Pero, en el contexto de la historia franquista, la decisión española de procurar una integración con la Comunidad Europea no fue menor. El gobierno español, así fuera democrático, tuvo que aceptar la severa restricción de facultades que, desde tiempos ancestrales, habían sido consideradas esenciales para funcionar. Más que un cálculo pragmático asociado con la cesión tal o cual facultad, el gobierno español, como el resto de los miembros de la Comunidad, tuvo que transformar su visión del mundo. De hecho, todo el país tuvo que transformar su filosofía hasta en lo más esencial. El gobierno no sólo abandonó funciones tradicionales, sino que adoptó una perspectiva de desarrollo dentro de un conjunto más amplio de naciones, subordinando muchas de sus atribuciones a esa unidad superior. A partir de ese momento, los españoles comenzaron a percibirse como europeos y ya no sólo como españoles, algo semejante a lo que recientemente ocurrió con el primer contingente de países de la antigua órbita soviética que se integró a la Unión.
Para los españoles y otros europeos, la cesión voluntaria de sus facultades soberanas constituye un hito en la historia de la humanidad. Por siglos, todas las naciones habían procurado afianzar y fortalecer su soberanía, erigiendo barreras, desarrollando nuevos mecanismos de control y otros medios para afianzar sus posesiones territoriales. La soberanía se medía como capacidad de control sobre un espacio y población determinados. Esa ecuación ha sido invertida. Ahora las naciones aceptan, deliberadamente, la pérdida de ese control a cambio de un mayor crecimiento económico y un mayor bienestar de su población. Si uno ve alrededor, prácticamente no hay nación democrática, o que aspira a serlo, que no haya evolucionado en esta dirección.
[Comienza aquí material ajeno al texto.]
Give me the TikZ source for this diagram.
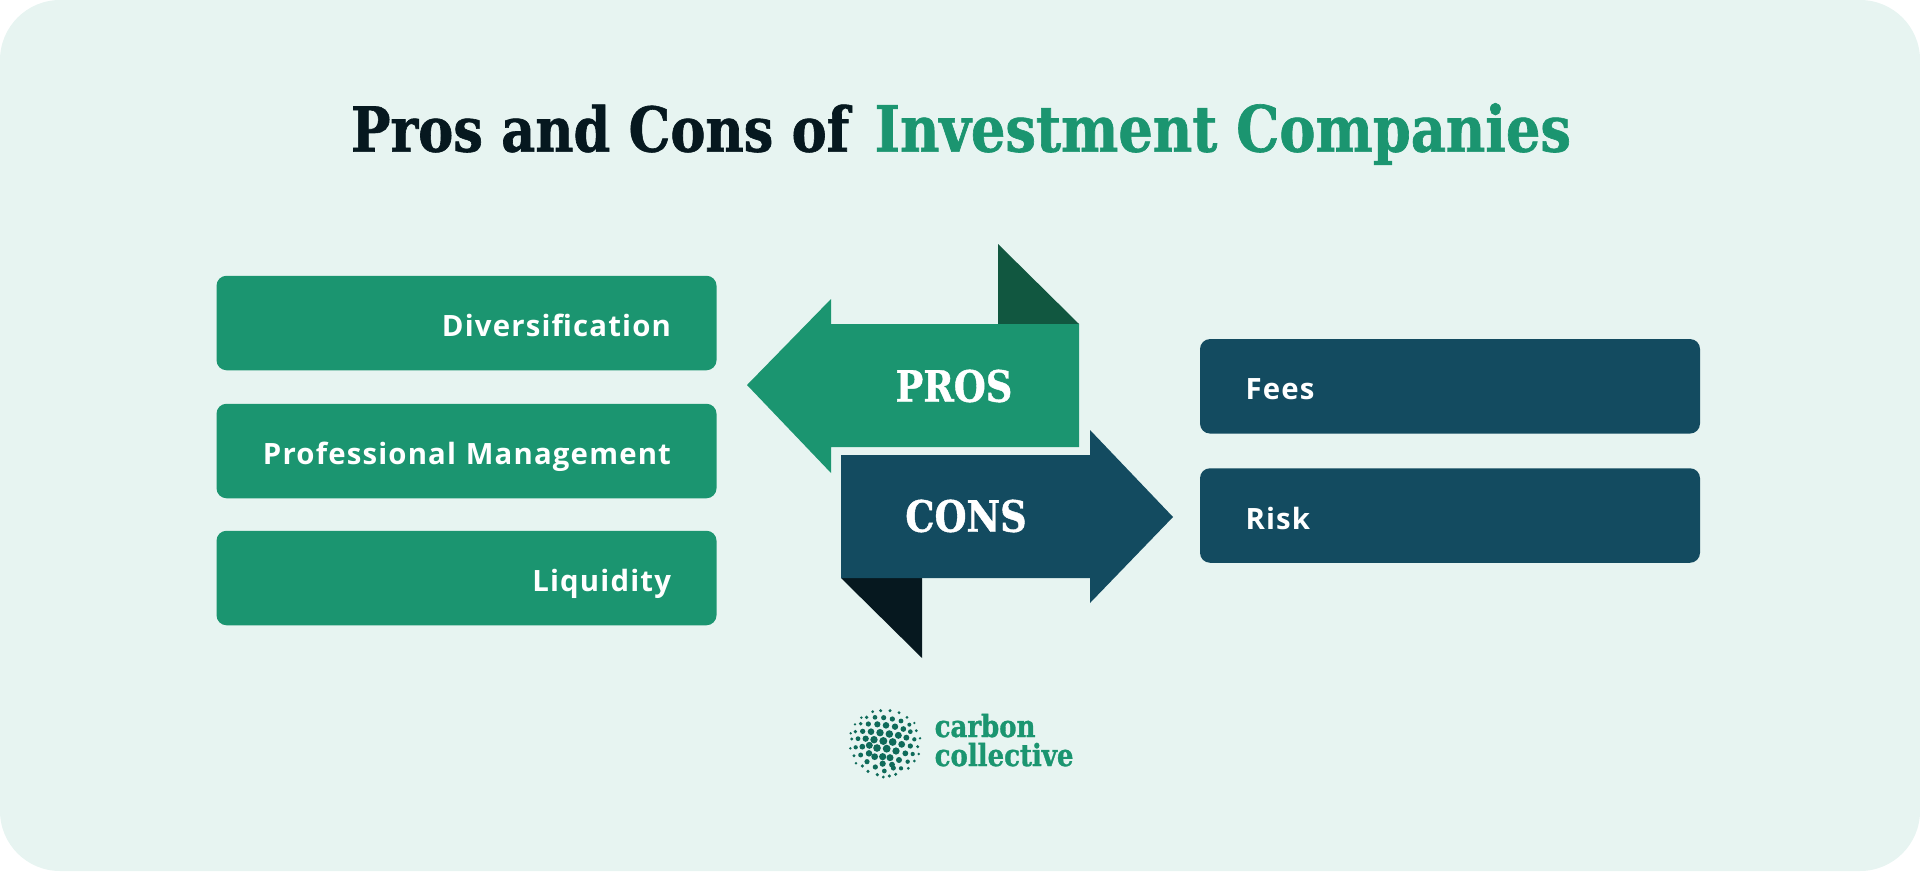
\documentclass[tikz,border=0pt]{standalone}
\usepackage{fontspec}
\setmainfont{Open Sans}
\newfontfamily\labelfont[LetterSpace=4]{Open Sans}
\newfontfamily\headfont[FakeStretch=0.85,FakeBold=1]{DejaVu Serif}
\definecolor{bgpale}{HTML}{E7F4F1}
\definecolor{green}{HTML}{1B9570}
\definecolor{greenfold}{HTML}{115740}
\definecolor{blue}{HTML}{134B60}
\definecolor{ink}{HTML}{06181F}
\definecolor{dotcol}{HTML}{0F6B5A}
\tikzset{
  itembox/.style={rounded corners=0.1cm, minimum width=5cm, text width=4.09cm, minimum height=0.945cm, inner xsep=0.455cm, inner ysep=0, text height=0.28cm, text depth=0.01cm, text=white, font=\labelfont\bfseries\fontsize{8.35}{10}\selectfont},
  arrowtext/.style={text=white, inner sep=0, font=\headfont\bfseries\fontsize{12.3}{14}\selectfont},
  logotext/.style={text=green, inner sep=0, anchor=base west, font=\headfont\bfseries\fontsize{8.7}{10}\selectfont}
}
\begin{document}
\begin{tikzpicture}
\useasboundingbox (0,0) rectangle (19.2,8.71); % bounding box
\fill [bgpale] (0,0) [rounded corners=0.6cm] rectangle (19.2,8.71);

\node (title) at (9.61,7.37) {\headfont\bfseries\fontsize{17.6}{22}\selectfont\textcolor{ink}{Pros and Cons of}\hspace{2pt} \fontsize{18.15}{22}\selectfont\textcolor{green}{Investment Companies}};

% left boxes
\node (diversification) [itembox, fill=green, align=right] at (4.665,5.48) {Diversification};
\node (management) [itembox, fill=green, align=right] at (4.665,4.20) {Professional Management};
\node (liquidity) [itembox, fill=green, align=right] at (4.665,2.93) {Liquidity};

% right boxes
\node (fees) [itembox, fill=blue, align=left] at (14.5,4.847) {Fees};
\node (risk) [itembox, fill=blue, align=left] at (14.5,3.555) {Risk};

% arrows
\fill [greenfold] (9.98,6.27) -- (9.98,5.47) -- (10.79,5.47) -- cycle;
\fill [green] (7.47,4.86) -- (8.31,5.72) -- (8.31,5.47) -- (10.79,5.47) -- (10.79,4.24) -- (8.31,4.24) -- (8.31,3.98) -- cycle;
\fill [ink] (8.41,2.93) -- (9.22,2.93) -- (9.22,2.13) -- cycle;
\fill [blue] (8.41,4.16) -- (10.9,4.16) -- (10.9,4.41) -- (11.73,3.54) -- (10.9,2.68) -- (10.9,2.93) -- (8.41,2.93) -- cycle;
\node (pros) [arrowtext] at (9.54,4.85) {PROS};
\node (cons) [arrowtext] at (9.66,3.55) {CONS};

% logo
\foreach \x/\y in {158/65,182/62,210/62,237/68,
  124/83,140/82,165/82,191/83,217/87,243/93,261/82,
  105/103,122/101,145/102,172/103,198/106,225/110,250/117,268/104,283/99,
  106/125,128/124,153/125,180/128,208/132,235/136,259/143,271/125,289/122,
  92/130,95/147,114/146,137/146,162/149,190/153,218/156,245/163,283/148,300/145,
  91/175,107/172,127/170,148/166,171/174,200/176,228/183,256/190,271/168,293/170,
  102/197,122/195,147/190,164/200,188/200,210/203,237/210,278/192,296/192,
  108/220,127/228,141/215,166/231,188/221,216/224,263/215,283/213,
  144/244,172/254,193/243,220/234,243/235,265/235,
  190/261,208/258,227/253} {
  \pgfmathsetmacro\dot{0.04-0.026*(((\x-195)^2+(\y-160)^2)/11025)}
  \fill [dotcol] ({8.2+\x/300},{1.81-\y/300}) circle (\dot);
}
\node (carbon) [logotext] at (9.34,1.34) {carbon};
\node (collective) [logotext] at (9.34,1.05) {collective};
\end{tikzpicture}
\end{document}
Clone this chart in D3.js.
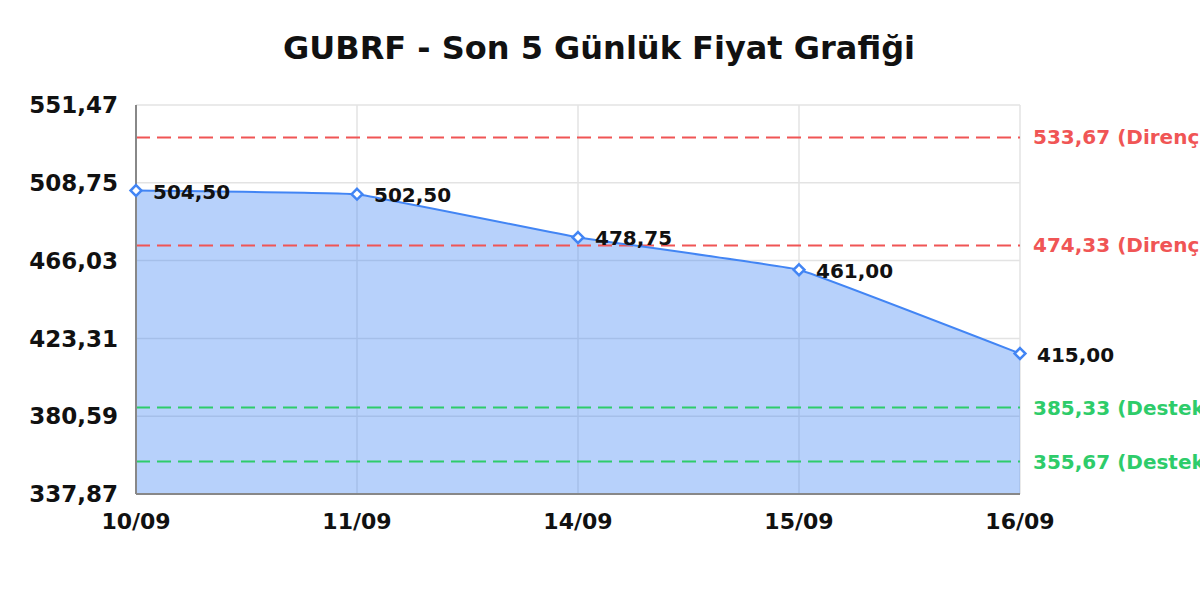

La palabra clave en todo esto es “voluntario”. La soberanía no se afecta cuando una nación decide, voluntariamente, replantear la definición del término. Lo hace precisamente para afianzar su soberanía, definida ésta en términos de riqueza y bienestar. Es necesario que en México comencemos a debatir estos temas. El deterioro económico en el país no es resultado de la mala suerte, sino de la falta de definición y acción en temas centrales para el desarrollo, muchos de los cuales, como los energéticos, pero no sólo esos, supondría replantearnos el concepto de soberanía en su acepción tradicional. Es tiempo de pensar si la soberanía se define en función del control de recursos y si la política exterior se debe limitar a su rol tradicional. Sin definiciones de esta naturaleza, el país va a enfrentar problemas más serios que el de su soberanía.